Callie's list of deal breakers also mentioned cars: "Guys that think
their cars are an extension of their penis. No, your penis is smaller!"
Ouch.

But leave it to the ever-exacting Sally to move the discussion indoors.
"They couldn't have Thomas Kinkade paintings on the walls. I even get
weirded out if there's mainstream art. If they can't get past, say,
Picasso, Matisse and Monet prints. If you see those, you feel that it's
just received aesthetics. I can't stand that. Or if you find their books
are all the right books and all their CDs are exactly the right CDs --
if it seems just a little too cultivated, and you begin to suspect that
they have no original taste whatsoever. You're OK with the Martin Amis,
but you need them to have, you know, a telephone from 1920, or something
about space aliens or strange botanical books; something that says they
have fixations or interests outside the mainstream. You want them to be
bent."

But not bent in the wrong direction, according to Tara, 42, who won't
cut a deal with men who "phone too much" or express the opinion that
"breast implants don't seem like that big a deal -- if the man in a
woman's life really likes the idea." Speaking of physical attributes,
"interior nose hair is acceptable, if trimmed," she sniffs, "but hair
that grows out of the top of the nose" is a deal breaker. However,
having hair that grows out of the top of the head is an absolute
requirement, one woman told me, and toupees are "never, never alright,
unless he's Sean Connery." Which naturally leads one to wonder if 007
would wear Birkenstocks. (No, I suppose not.)

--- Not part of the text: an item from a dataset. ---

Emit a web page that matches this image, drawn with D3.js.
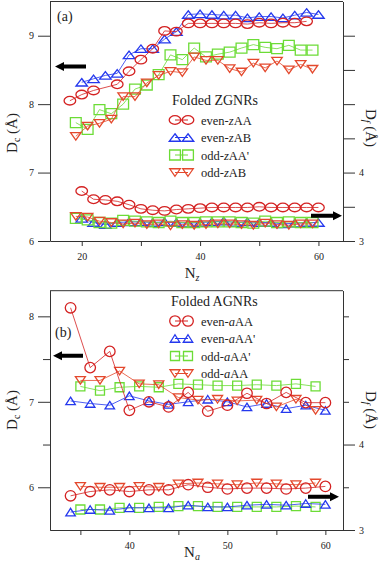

And of course Callie, the ferocious and indefatigable list maker,
weighed in on unacceptable hair: "Mullets. Must I explain?" And "Bozo
hair -- you know, bald on top, long on the sides. Thin-haired ponytails
are wrong too; bald on top with a Bozo ponytail is the worst."

And while James may not like cute cars, he sure likes cute hair. "I like
it real short, like Jean Seberg in 'Breathless' or page-boyish like
Audrey Tautou in 'Amélie' [James is a painter/filmmaker] or otherwise
real long, but definitely no hairspray. Hairspray or any kind of done-up
concocted hairdo is not OK."

Few respondents, male or female, volunteered opinions as to their
intended's political or ideological leanings, but when I pushed them on
the subject, it was clear they'd given it deep and careful thought.
"Republicans, Dodgers fans -- I don't care," said Sara, 43. "I'm not
elitist at all. I'm a tramp." Callie wouldn't go for "racists, rednecks
or conservatism" which she deemed "wrong, wrong, wrong." Jack, who
harshly drew the line at bunny lovers, said, to his credit, that
"bigotry" was a deal breaker. And Pamela, 36, said that "men who aren't
pro-choice or who are pro-death penalty" would definitely not be
spending the night. But even Salon writers have conservative friends,
and one of mine said he wouldn't consider sleeping with a liberal
because "they're smug and intolerant and poor losers. Plus, the whole
p.c. thing is just insufferable. Laura Bush is way hotter than Hillary
Clinton," he said.

But leave it to Callie, the trenchant listomaniac, to sum up deal
breakers in the most concise, non-negotiable terms. "I know a lot of
people will say the deal breakers are petty," she writes. "They believe
you can take 'a diamond in the rough' and polish it to brilliance. But
I've done it before, and they leave at about the quartz stage."